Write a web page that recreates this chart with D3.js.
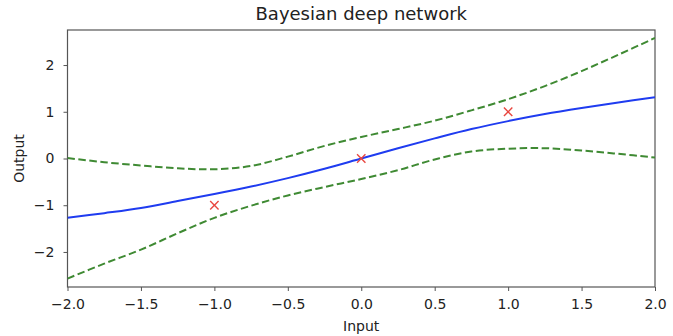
<!DOCTYPE html>
<html>
<head>
<meta charset="utf-8">
<script src="https://cdn.jsdelivr.net/npm/d3@7"></script>
<style>
  html, body { margin: 0; padding: 0; background: #fff; }
  svg { display: block; font-family: "DejaVu Sans", sans-serif; }
</style>
</head>
<body>
<svg id="chart" width="673" height="336"></svg>
<script>
// ---- data ----
const xs        = [-2, -1.75, -1.5, -1.25, -1, -0.75, -0.5, -0.25, 0, 0.25, 0.5, 0.75, 1, 1.25, 1.5, 1.75, 2];
const meanY     = [-1.27, -1.17, -1.06, -0.91, -0.76, -0.60, -0.42, -0.22, 0, 0.22, 0.43, 0.63, 0.80, 0.95, 1.08, 1.20, 1.31];
const upperY    = [0.01, -0.08, -0.15, -0.21, -0.23, -0.16, 0.04, 0.27, 0.46, 0.63, 0.81, 1.03, 1.27, 1.55, 1.87, 2.22, 2.58];
const lowerY    = [-2.57, -2.25, -1.95, -1.60, -1.27, -1.01, -0.79, -0.61, -0.44, -0.25, -0.02, 0.15, 0.21, 0.22, 0.17, 0.10, 0.02];
const obsX      = [-1, 0, 1];
const obsY      = [-1, 0, 1];
const xTicks    = [-2.0, -1.5, -1.0, -0.5, 0.0, 0.5, 1.0, 1.5, 2.0];
const yTicks    = [-2, -1, 0, 1, 2];
const titleText = "Bayesian deep network";
const xLabel    = "Input";
const yLabel    = "Output";

// ---- layout ----
const W = 673, H = 336;
const m = { left: 67.5, right: 655, top: 30, bottom: 287 };
const svg = d3.select("#chart");

const x = d3.scaleLinear().domain([-2, 2]).range([m.left, m.right]);
const y = d3.scaleLinear().domain([-2.75, 2.75]).range([m.bottom, m.top]);

const fmtMinus = s => s.replace("-", "\u2212");

svg.append("defs").append("clipPath").attr("id", "clip")
  .append("rect").attr("x", m.left).attr("y", m.top)
  .attr("width", m.right - m.left).attr("height", m.bottom - m.top);

// axes
const xAxis = svg.append("g").attr("transform", `translate(0,${m.bottom})`)
  .call(d3.axisBottom(x).tickValues(xTicks).tickSize(4).tickPadding(8)
        .tickFormat(d => fmtMinus(d3.format(".1f")(d))));
const yAxis = svg.append("g").attr("transform", `translate(${m.left},0)`)
  .call(d3.axisLeft(y).tickValues(yTicks).tickSize(4).tickPadding(9)
        .tickFormat(d => fmtMinus(d3.format("d")(d))));
[xAxis, yAxis].forEach(g => {
  g.select(".domain").remove();
  g.selectAll(".tick line").attr("stroke", "#555").attr("stroke-width", 1);
  g.selectAll(".tick text").attr("fill", "#222").style("font-size", "14px")
    .style("font-family", "DejaVu Sans");
});

// frame
svg.append("rect").attr("x", m.left).attr("y", m.top)
  .attr("width", m.right - m.left).attr("height", m.bottom - m.top)
  .attr("fill", "none").attr("stroke", "#555").attr("stroke-width", 1.2);

const plot = svg.append("g").attr("clip-path", "url(#clip)");
const line = d3.line().x(d => x(d[0])).y(d => y(d[1])).curve(d3.curveCatmullRom.alpha(0.5));

plot.append("path").datum(xs.map((v, i) => [v, upperY[i]]))
  .attr("d", line).attr("fill", "none").attr("stroke", "#3f8a33")
  .attr("stroke-width", 2).attr("stroke-dasharray", "7.5,3.5");
plot.append("path").datum(xs.map((v, i) => [v, lowerY[i]]))
  .attr("d", line).attr("fill", "none").attr("stroke", "#3f8a33")
  .attr("stroke-width", 2).attr("stroke-dasharray", "7.5,3.5");
plot.append("path").datum(xs.map((v, i) => [v, meanY[i]]))
  .attr("d", line).attr("fill", "none").attr("stroke", "#1f3cf0")
  .attr("stroke-width", 2);

// observation markers
const ms = 4.2;
const mk = svg.append("g").selectAll("g").data(obsX.map((v, i) => [v, obsY[i]]))
  .join("g").attr("transform", d => `translate(${x(d[0])},${y(d[1])})`);
mk.append("line").attr("x1", -ms).attr("y1", -ms).attr("x2", ms).attr("y2", ms);
mk.append("line").attr("x1", -ms).attr("y1", ms).attr("x2", ms).attr("y2", -ms);
mk.selectAll("line").attr("stroke", "#e8463f").attr("stroke-width", 1.4);

// titles
svg.append("text").attr("x", (m.left + m.right) / 2).attr("y", 20)
  .attr("text-anchor", "middle").attr("fill", "#222")
  .style("font-size", "18px").text(titleText);
svg.append("text").attr("x", (m.left + m.right) / 2).attr("y", 331)
  .attr("text-anchor", "middle").attr("fill", "#222")
  .style("font-size", "14px").text(xLabel);
svg.append("text").attr("transform", `translate(24,${(m.top + m.bottom) / 2}) rotate(-90)`)
  .attr("text-anchor", "middle").attr("fill", "#222")
  .style("font-size", "14px").text(yLabel);
</script>
</body>
</html>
------
State the count of lines in the data holding the word "chart", adding nothing to it.

3